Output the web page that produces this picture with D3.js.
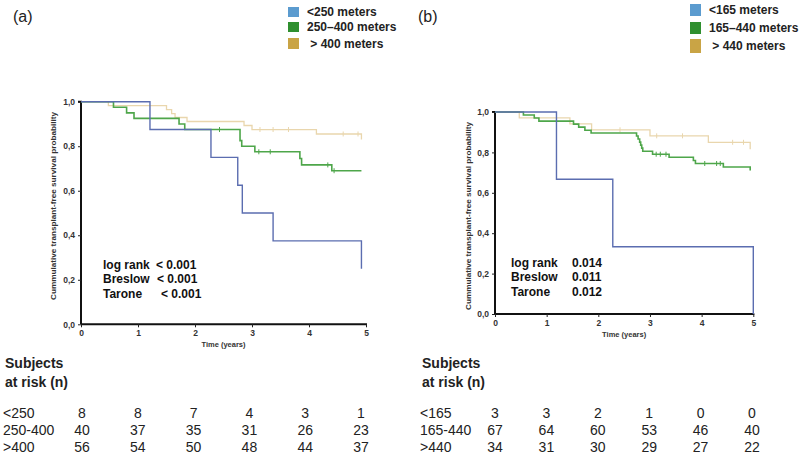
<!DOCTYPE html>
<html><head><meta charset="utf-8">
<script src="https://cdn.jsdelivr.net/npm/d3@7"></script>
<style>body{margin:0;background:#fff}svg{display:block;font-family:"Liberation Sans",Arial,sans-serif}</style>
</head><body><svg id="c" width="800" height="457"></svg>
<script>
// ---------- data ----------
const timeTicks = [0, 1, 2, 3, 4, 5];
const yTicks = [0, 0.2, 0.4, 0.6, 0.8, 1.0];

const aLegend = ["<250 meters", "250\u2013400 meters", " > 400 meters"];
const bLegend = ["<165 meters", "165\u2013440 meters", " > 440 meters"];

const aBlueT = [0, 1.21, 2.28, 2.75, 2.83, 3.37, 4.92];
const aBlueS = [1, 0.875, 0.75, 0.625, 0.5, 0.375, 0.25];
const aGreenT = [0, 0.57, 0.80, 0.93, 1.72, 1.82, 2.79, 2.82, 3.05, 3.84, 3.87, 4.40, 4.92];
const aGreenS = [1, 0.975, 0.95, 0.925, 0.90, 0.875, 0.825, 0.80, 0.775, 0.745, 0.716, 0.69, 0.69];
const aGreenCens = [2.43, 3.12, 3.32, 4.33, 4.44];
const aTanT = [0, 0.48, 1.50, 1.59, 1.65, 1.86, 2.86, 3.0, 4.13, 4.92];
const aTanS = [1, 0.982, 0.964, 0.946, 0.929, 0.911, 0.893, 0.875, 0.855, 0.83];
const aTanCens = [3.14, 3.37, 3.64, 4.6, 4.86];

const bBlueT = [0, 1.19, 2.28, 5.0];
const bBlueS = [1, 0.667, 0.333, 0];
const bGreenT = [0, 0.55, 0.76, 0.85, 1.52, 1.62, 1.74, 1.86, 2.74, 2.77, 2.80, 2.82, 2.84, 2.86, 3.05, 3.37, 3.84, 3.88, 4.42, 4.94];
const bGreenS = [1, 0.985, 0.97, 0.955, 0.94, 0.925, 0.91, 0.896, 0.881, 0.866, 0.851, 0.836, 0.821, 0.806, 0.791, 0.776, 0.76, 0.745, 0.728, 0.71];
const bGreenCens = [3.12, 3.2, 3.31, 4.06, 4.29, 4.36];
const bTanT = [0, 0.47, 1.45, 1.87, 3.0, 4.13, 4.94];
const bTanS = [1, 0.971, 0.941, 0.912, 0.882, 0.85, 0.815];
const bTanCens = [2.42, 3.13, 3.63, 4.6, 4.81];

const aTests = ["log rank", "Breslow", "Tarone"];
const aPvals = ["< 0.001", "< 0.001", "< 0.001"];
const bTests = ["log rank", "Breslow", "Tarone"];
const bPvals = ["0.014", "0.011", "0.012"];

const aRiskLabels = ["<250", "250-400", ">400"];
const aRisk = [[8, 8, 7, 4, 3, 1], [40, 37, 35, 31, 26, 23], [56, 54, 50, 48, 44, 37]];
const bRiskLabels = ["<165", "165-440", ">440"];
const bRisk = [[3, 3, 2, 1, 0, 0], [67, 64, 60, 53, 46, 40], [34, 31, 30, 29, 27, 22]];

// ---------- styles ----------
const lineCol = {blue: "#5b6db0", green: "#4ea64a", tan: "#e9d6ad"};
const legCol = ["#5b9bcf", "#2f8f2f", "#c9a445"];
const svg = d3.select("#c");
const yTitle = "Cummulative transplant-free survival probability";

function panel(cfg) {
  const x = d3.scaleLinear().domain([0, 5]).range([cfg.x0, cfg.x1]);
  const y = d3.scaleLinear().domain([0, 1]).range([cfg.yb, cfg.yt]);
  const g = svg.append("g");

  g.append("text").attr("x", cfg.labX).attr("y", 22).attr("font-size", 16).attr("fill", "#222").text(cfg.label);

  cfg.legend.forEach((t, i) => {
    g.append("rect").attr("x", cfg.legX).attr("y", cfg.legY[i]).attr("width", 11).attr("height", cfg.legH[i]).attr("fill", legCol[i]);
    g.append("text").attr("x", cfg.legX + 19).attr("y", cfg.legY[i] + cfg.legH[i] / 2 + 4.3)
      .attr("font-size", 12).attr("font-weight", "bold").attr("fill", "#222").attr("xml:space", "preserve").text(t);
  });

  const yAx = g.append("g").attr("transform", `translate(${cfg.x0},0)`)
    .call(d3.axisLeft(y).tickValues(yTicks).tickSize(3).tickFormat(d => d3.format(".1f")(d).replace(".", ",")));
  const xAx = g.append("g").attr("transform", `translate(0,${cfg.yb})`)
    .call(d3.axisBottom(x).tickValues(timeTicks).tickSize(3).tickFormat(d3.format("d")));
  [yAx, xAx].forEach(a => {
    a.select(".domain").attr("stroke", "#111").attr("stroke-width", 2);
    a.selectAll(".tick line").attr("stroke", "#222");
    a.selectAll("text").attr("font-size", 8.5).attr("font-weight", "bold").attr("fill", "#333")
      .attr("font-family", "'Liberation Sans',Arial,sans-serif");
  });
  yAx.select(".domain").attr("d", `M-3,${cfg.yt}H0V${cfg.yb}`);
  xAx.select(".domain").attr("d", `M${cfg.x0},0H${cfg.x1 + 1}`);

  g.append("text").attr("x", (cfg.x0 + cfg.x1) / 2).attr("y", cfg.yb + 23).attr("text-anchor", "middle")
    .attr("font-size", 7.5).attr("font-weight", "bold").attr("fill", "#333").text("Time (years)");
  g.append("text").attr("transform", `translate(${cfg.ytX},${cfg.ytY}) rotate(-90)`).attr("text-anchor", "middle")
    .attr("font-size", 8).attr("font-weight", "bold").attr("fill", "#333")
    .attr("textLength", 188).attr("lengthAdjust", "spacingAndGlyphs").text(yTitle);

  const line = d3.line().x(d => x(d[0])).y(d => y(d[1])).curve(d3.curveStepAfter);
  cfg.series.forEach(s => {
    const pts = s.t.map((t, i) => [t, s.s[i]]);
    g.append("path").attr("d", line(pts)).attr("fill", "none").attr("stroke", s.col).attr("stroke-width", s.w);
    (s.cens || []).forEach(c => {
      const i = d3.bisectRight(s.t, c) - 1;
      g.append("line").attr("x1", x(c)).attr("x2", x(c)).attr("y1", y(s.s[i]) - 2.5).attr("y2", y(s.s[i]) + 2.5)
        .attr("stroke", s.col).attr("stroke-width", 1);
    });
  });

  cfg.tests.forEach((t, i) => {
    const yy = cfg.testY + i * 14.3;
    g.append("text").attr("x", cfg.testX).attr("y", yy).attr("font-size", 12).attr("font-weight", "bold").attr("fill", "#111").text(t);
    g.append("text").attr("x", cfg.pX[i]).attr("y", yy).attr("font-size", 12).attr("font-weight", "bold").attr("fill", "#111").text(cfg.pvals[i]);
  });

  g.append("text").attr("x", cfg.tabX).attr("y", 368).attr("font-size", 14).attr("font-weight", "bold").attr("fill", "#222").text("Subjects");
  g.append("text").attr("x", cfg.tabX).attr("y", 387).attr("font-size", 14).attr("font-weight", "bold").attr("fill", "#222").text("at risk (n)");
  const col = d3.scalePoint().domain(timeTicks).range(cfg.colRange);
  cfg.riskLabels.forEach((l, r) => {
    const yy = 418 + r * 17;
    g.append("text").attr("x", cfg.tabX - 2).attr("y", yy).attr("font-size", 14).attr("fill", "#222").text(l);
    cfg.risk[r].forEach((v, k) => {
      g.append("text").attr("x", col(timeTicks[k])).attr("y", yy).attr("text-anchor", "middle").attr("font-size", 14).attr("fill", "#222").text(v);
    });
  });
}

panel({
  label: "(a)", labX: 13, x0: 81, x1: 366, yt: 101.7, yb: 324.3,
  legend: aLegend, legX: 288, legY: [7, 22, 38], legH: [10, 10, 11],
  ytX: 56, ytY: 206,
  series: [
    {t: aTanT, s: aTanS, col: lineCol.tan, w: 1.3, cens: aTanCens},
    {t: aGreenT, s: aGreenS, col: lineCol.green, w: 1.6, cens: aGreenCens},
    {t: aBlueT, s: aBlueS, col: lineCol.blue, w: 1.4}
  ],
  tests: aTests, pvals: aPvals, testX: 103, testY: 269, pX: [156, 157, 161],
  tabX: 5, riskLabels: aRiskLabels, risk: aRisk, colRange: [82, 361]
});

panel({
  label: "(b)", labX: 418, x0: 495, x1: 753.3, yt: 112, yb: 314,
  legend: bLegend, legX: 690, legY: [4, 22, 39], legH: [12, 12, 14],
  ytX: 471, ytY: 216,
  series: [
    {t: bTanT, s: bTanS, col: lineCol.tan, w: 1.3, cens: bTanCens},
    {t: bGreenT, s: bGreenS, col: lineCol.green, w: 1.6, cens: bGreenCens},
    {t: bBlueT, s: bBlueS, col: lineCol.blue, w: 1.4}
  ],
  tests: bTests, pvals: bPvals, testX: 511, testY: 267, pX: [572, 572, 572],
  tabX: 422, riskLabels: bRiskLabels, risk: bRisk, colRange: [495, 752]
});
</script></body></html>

☆ ☆ ☆ ☆

### Aim
Please take the lines from the beginning of the data above through the line holding "const aTanCens = [3.14, 3.37, 3.64, 4.6, 4.86];" and transcribe them exactly, without any pictures.

### Answer for the task
Output the web page that produces this picture with D3.js.
<!DOCTYPE html>
<html><head><meta charset="utf-8">
<script src="https://cdn.jsdelivr.net/npm/d3@7"></script>
<style>body{margin:0;background:#fff}svg{display:block;font-family:"Liberation Sans",Arial,sans-serif}</style>
</head><body><svg id="c" width="800" height="457"></svg>
<script>
// ---------- data ----------
const timeTicks = [0, 1, 2, 3, 4, 5];
const yTicks = [0, 0.2, 0.4, 0.6, 0.8, 1.0];

const aLegend = ["<250 meters", "250\u2013400 meters", " > 400 meters"];
const bLegend = ["<165 meters", "165\u2013440 meters", " > 440 meters"];

const aBlueT = [0, 1.21, 2.28, 2.75, 2.83, 3.37, 4.92];
const aBlueS = [1, 0.875, 0.75, 0.625, 0.5, 0.375, 0.25];
const aGreenT = [0, 0.57, 0.80, 0.93, 1.72, 1.82, 2.79, 2.82, 3.05, 3.84, 3.87, 4.40, 4.92];
const aGreenS = [1, 0.975, 0.95, 0.925, 0.90, 0.875, 0.825, 0.80, 0.775, 0.745, 0.716, 0.69, 0.69];
const aGreenCens = [2.43, 3.12, 3.32, 4.33, 4.44];
const aTanT = [0, 0.48, 1.50, 1.59, 1.65, 1.86, 2.86, 3.0, 4.13, 4.92];
const aTanS = [1, 0.982, 0.964, 0.946, 0.929, 0.911, 0.893, 0.875, 0.855, 0.83];
const aTanCens = [3.14, 3.37, 3.64, 4.6, 4.86];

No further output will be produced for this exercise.